Risk Mitigation for Dynamic State Estimation Against Cyber Attacks and Unknown Inputs
This work addresses cybersecurity risks in power grids, which is critical for grid operators and stability, but it appears incremental as it builds on existing dynamic state estimation methods.
The paper tackles the problem of cyber attacks and unknown inputs in power grids by proposing a risk mitigation strategy based on dynamic state estimation, which uses PMU measurements and incomplete system models to eliminate threats and ensure observability, with validation through case studies.

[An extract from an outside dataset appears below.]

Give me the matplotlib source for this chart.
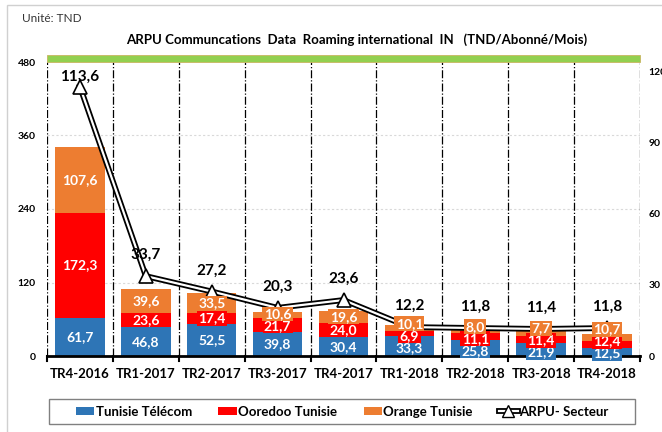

Phasor measurement units (PMUs) can be effectively utilized for the monitoring and control of the power grid. As the cyber-world becomes increasingly embedded into power grids, the risks of this inevitable evolution become serious. In this paper, we present a risk mitigation strategy, based on dynamic state estimation, to eliminate threat levels from the grid's unknown inputs and potential cyber-attacks. The strategy requires (a) the potentially incomplete knowledge of power system models and parameters and (b) real-time PMU measurements. First, we utilize a dynamic state estimator for higher order depictions of power system dynamics for simultaneous state and unknown inputs estimation. Second, estimates of cyber-attacks are obtained through an attack detection algorithm. Third, the estimation and detection components are seamlessly utilized in an optimization framework to determine the most impacted PMU measurements. Finally, a risk mitigation strategy is proposed to guarantee the elimination of threats from attacks, ensuring the observability of the power system through available, safe measurements. Case studies are included to validate the proposed approach. Insightful suggestions, extensions, and open problems are also posed.